Sep 9, 2009

Children & Poverty in the U.S.

I am passionate about a lot of stuff.  Most of the things I am passionate about fall into 2 big buckets: Children (birth-young adults, really), and economics (local, global, you name it!).  So put them together, and one of my biggest passions is fighting Child poverty.  I used to think of this issue through an "across the sea" lens, but my worldview has rapidly expanded over the past several years to include the huge rate of Child poverty here in the U.S.

Today, I got an interesting email from The National Center For Children In Poverty.  In the email, an the corresponding website, there were some research findings highlighted that I found very useful.  Here are a few:

* Between 9.5 and 14.2 percent of children between birth and five years old experience social-emotional problems that negatively impact their functioning, development and school-readiness.

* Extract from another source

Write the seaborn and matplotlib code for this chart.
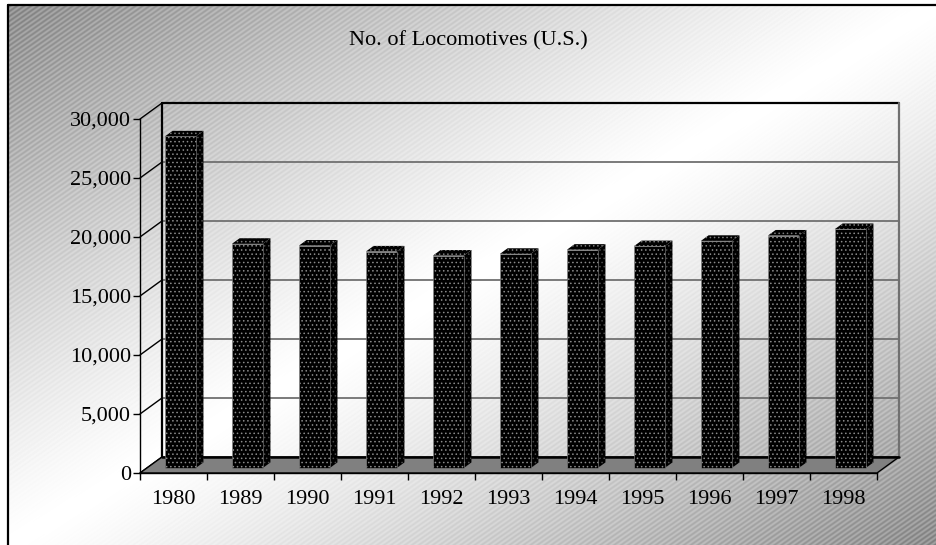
import numpy as np
import pandas as pd
import matplotlib
matplotlib.use("Agg")
import matplotlib.pyplot as plt
from matplotlib.patches import Polygon
import seaborn as sns

# Fleet size of U.S. locomotives by year
years = ["1980", "1989", "1990", "1991", "1992", "1993", "1994", "1995", "1996", "1997", "1998"]
locomotives = [28100, 19000, 18850, 18350, 18000, 18150, 18500, 18800, 19250, 19700, 20250]
y_ticks = [0, 5000, 10000, 15000, 20000, 25000, 30000]
title = "No. of Locomotives (U.S.)"

sns.set_theme(style="white")
plt.rcParams["font.family"] = ["Liberation Serif", "DejaVu Serif"]
plt.rcParams["hatch.linewidth"] = 0.6

W, H = 936, 545
fig = plt.figure(figsize=(W / 100, H / 100), dpi=100)
fig.patch.set_facecolor("white")

# ---- chart-area background: diagonal two-way grey gradient with fine stripes
bg = fig.add_axes([0, 0, 1, 1], zorder=-10)
yy, xx = np.mgrid[0:H, 0:W].astype(float)
u = (xx - 8) / (W - 8)
v = (yy - 5) / (H - 5)
t = (u + v) / 2
val = 1 - 0.44 * np.abs(2 * t - 1) ** 1.2
theta = np.deg2rad(35)
phase = (xx * np.sin(theta) + yy * np.cos(theta)) / 4.0
stripe = np.cos(2 * np.pi * phase)
val = val + 0.16 * (1 - val) * stripe
val[(xx < 8) | (yy < 5)] = 1.0
bg.imshow(np.clip(val, 0, 1), cmap="gray", vmin=0, vmax=1,
          extent=[0, W, H, 0], interpolation="nearest", aspect="auto")
bg.set_xlim(0, W)
bg.set_ylim(H, 0)
bg.axis("off")
bg.plot([8, 8], [H, 5], color="black", lw=1.6)
bg.plot([8, W], [5, 5], color="black", lw=1.6)

# ---- main axes (front plane of the 3-D box)
ax = fig.add_axes([140 / W, (H - 473) / H, 737 / W, 354 / H])
ax.set_facecolor("none")
df = pd.DataFrame({"Year": years, "Locomotives": locomotives})
sns.barplot(data=df, x="Year", y="Locomotives", color="black", width=0.46,
            saturation=1, ax=ax, zorder=5)
ax.set_xlim(-0.5, len(years) - 0.5)
ax.set_ylim(y_ticks[0], y_ticks[-1])

px_x = 737 / len(years)
px_y = 354 / (y_ticks[-1] - y_ticks[0])
wall_dx, wall_dy = 22, 16


def shift(x, y, d):
    """Project a point (x, y) to depth d (0 = front, 1 = back wall)."""
    return (x + d * wall_dx / px_x, y + d * wall_dy / px_y)


x_lo, x_hi = -0.5, len(years) - 0.5
y_top = y_ticks[-1]

# floor
floor = Polygon([shift(x_lo, 0, 0), shift(x_hi, 0, 0), shift(x_hi, 0, 1), shift(x_lo, 0, 1)],
                closed=True, fc="#808080", ec="black", lw=1, clip_on=False, zorder=1)
ax.add_patch(floor)

# back wall gridlines
for yt in y_ticks[1:-1]:
    a, b = shift(x_lo, yt, 1), shift(x_hi, yt, 1)
    ax.plot([a[0], b[0]], [a[1], b[1]], color="#707070", lw=1.3, clip_on=False, zorder=0.5)
a, b = shift(x_lo, y_top, 1), shift(x_hi, y_top, 1)
ax.plot([a[0], b[0]], [a[1], b[1]], color="black", lw=1.6, clip_on=False, zorder=0.6)
a, b = shift(x_lo, 0, 1), shift(x_hi, 0, 1)
ax.plot([a[0], b[0]], [a[1], b[1]], color="black", lw=1.8, clip_on=False, zorder=1.5)
# back wall verticals
a, b = shift(x_lo, 0, 1), shift(x_lo, y_top, 1)
ax.plot([a[0], b[0]], [a[1], b[1]], color="black", lw=1.6, clip_on=False, zorder=0.6)
a, b = shift(x_hi, 0, 1), shift(x_hi, y_top, 1)
ax.plot([a[0], b[0]], [a[1], b[1]], color="#707070", lw=1.6, clip_on=False, zorder=0.6)
# side wall diagonals
for yt in y_ticks:
    a, b = shift(x_lo, yt, 0), shift(x_lo, yt, 1)
    ax.plot([a[0], b[0]], [a[1], b[1]], color="black", lw=1.0, clip_on=False, zorder=0.7)

# ---- 3-D bars: shift front faces back a little, add top and side faces
d0, d1 = 0.31, 0.66
hatch = "...."
for patch in list(ax.patches):
    if patch is floor:
        continue
    x0, w, h = patch.get_x(), patch.get_width(), patch.get_height()
    fx, fy = shift(x0, 0, d0)
    patch.set_x(fx)
    patch.set_y(fy)
    patch.set_hatch(hatch)
    patch.set_edgecolor("#8a8a8a")
    patch.set_linewidth(0.4)
    patch.set_zorder(6)
    x1 = x0 + w
    side = Polygon([shift(x1, 0, d0), shift(x1, 0, d1), shift(x1, h, d1), shift(x1, h, d0)],
                   closed=True, fc="black", ec="#4a4a4a", lw=0, hatch=hatch, zorder=5)
    top = Polygon([shift(x0, h, d0), shift(x1, h, d0), shift(x1, h, d1), shift(x0, h, d1)],
                  closed=True, fc="black", ec="#7a7a7a", lw=0, hatch=hatch, zorder=5)
    ax.add_patch(side)
    ax.add_patch(top)

# ---- axes, ticks and labels
for s in ["top", "right"]:
    ax.spines[s].set_visible(False)
for s in ["left", "bottom"]:
    ax.spines[s].set_color("black")
    ax.spines[s].set_linewidth(1.0)
    ax.spines[s].set_zorder(3)

ax.set_yticks(y_ticks)
ax.set_yticklabels([f"{v:,}" for v in y_ticks])
ax.tick_params(axis="y", left=True, direction="out", length=5, width=1,
               color="black", pad=1.5, labelsize=16, labelcolor="black")
ax.set_xticks(range(len(years)))
ax.set_xticklabels(years)
ax.set_xticks(np.arange(x_lo, x_hi + 0.01, 1), minor=True)
ax.tick_params(axis="x", which="major", bottom=True, length=0, pad=12,
               labelsize=16, labelcolor="black")
ax.tick_params(axis="x", which="minor", bottom=True, length=5, width=1,
               direction="out", color="black")
ax.set_xlabel("")
ax.set_ylabel("")
ax.grid(False)

fig.text(468 / W, 1 - 45 / H, title, ha="center", va="baseline", fontsize=16, color="black")

fig.savefig("out.png", dpi=100)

* Approximately 9 percent of children who receive specialty mental health services in the United States are younger than 6 years old.

* Boys show a greater prevalence of behavior problems than girls.
When Frederick Douglass said that "it is easier to build strong children than to fix broken men," he was spot on.  It is one of the truest statements about what I see happening to our teenagers in the U.S. than just about any other.  We do a lot of "fixing," (in theory), but how much time do we proactively spend "building?"  I know that in my house, we are doing our level best to be builders!
So back to Child poverty...Q: how can we invest in building and get less and less dependent on fixing?  Any thoughts?